Astronauts on the space station recently photographed the largest remaining fragment of B15 passing the British Overseas Territory of South Georgia on its way to the equator. A-68 will very probably travel this same "iceberg alley".
What's A-68 like if you go there?
Ella Gilbert from the British Antarctic Survey was the first to make a movie of the berg from close quarters.
The scientist was in a small plane gathering atmospheric data when she made a low pass along its edge.
"It took us an hour and a half to go from one side to the other," she says. "It's scale is mind-boggling, fascinating - it's like another world. It was possibly the most exciting thing I've ever done."
Ella is often asked why the berg broke away. "It's complicated," she explains. "The region is clearly undergoing a lot of change but you can't just say 'it was the climate'. Iceberg calving is a natural process anyway. If you put more snow in at one end, it has to come out the other end as icebergs."
So, why should we be interested?
A-68 broke away from the Larsen C Ice Shelf - the floating extension of glaciers running off the Antarctic Peninsula. The shelf is the subject of intense scrutiny because similar structures to the north have disintegrated.

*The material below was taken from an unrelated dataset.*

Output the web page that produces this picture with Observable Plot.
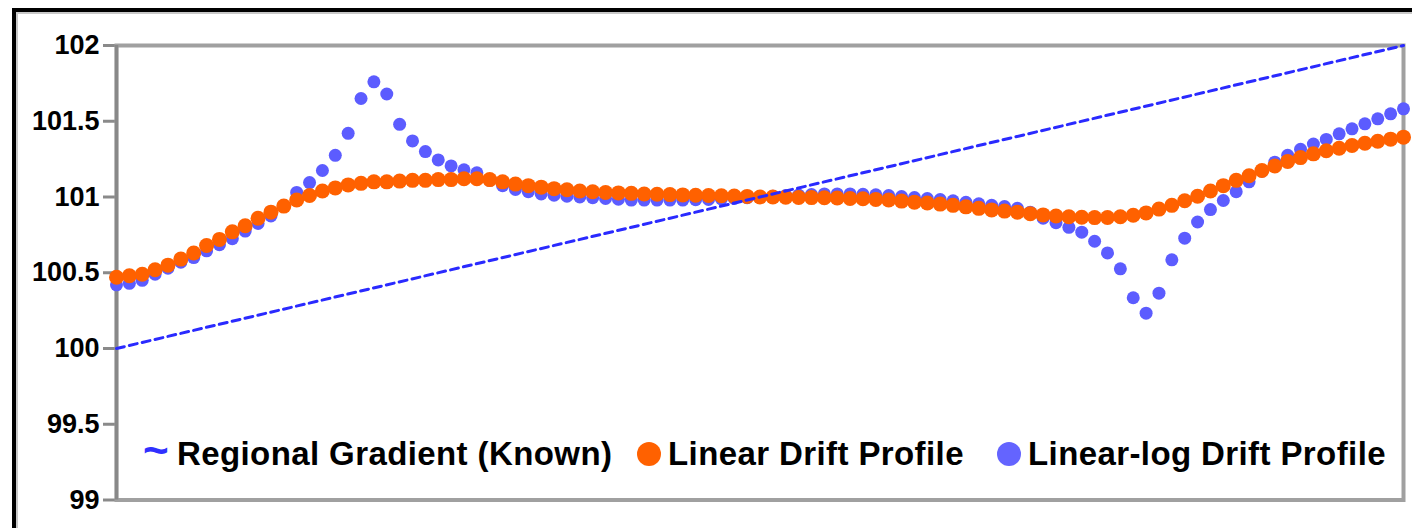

Climate warming very probably was implicated in some of these losses, and so it is inevitable that people will ask what the future holds for Larsen C.
It is one of the biggest ice shelves in all of Antarctica and its collapse would allow its feeding glaciers to dump more of their ice into the ocean, raising sea-levels.
How likely is that to happen?
The answer to this question will only come with ongoing monitoring. The first thing scientists want to understand is how the shelf will react to calving such a big berg.
The stresses acting on the shelf will almost certainly have changed. "The models tell us we should expect the centre of the Larsen C Ice Shelf to speed up a bit, and the edges, where the berg was attached, to slow down," says Swansea's Adrian Luckman, whose Midas research group was most closely involved in monitoring A-68's break-away.
But this behaviour is very difficult to demonstrate because tidal movements push on the shelf and complicate the satellite measurements.
Tell me about a surprising discovery
Scientists have established that the surface of the Larsen C Ice Shelf can melt even during the deep freeze of permanent night in the Antarctic winter.
Weather station and satellite observations have established that a particular type of warm westerly wind, or Foehn, will flow down off the peninsula mountains to produce ponds on the surface of the shelf.
"You see this in May, which in the Antarctic is equivalent to late November. Forty percent of the melt in 2016 occurred in this winter period - all because of the Foehn effect," says Adrian Luckman.
This is a process scientists will need to watch closely. Some of those northern shelves that collapsed were destabilised by the presence of large numbers of meltwater lakes on their surface.
Larsen C is far from replicating such conditions but that may change in the coming decades if global warming progresses as expected and its effects impinge deeper into the Antarctic.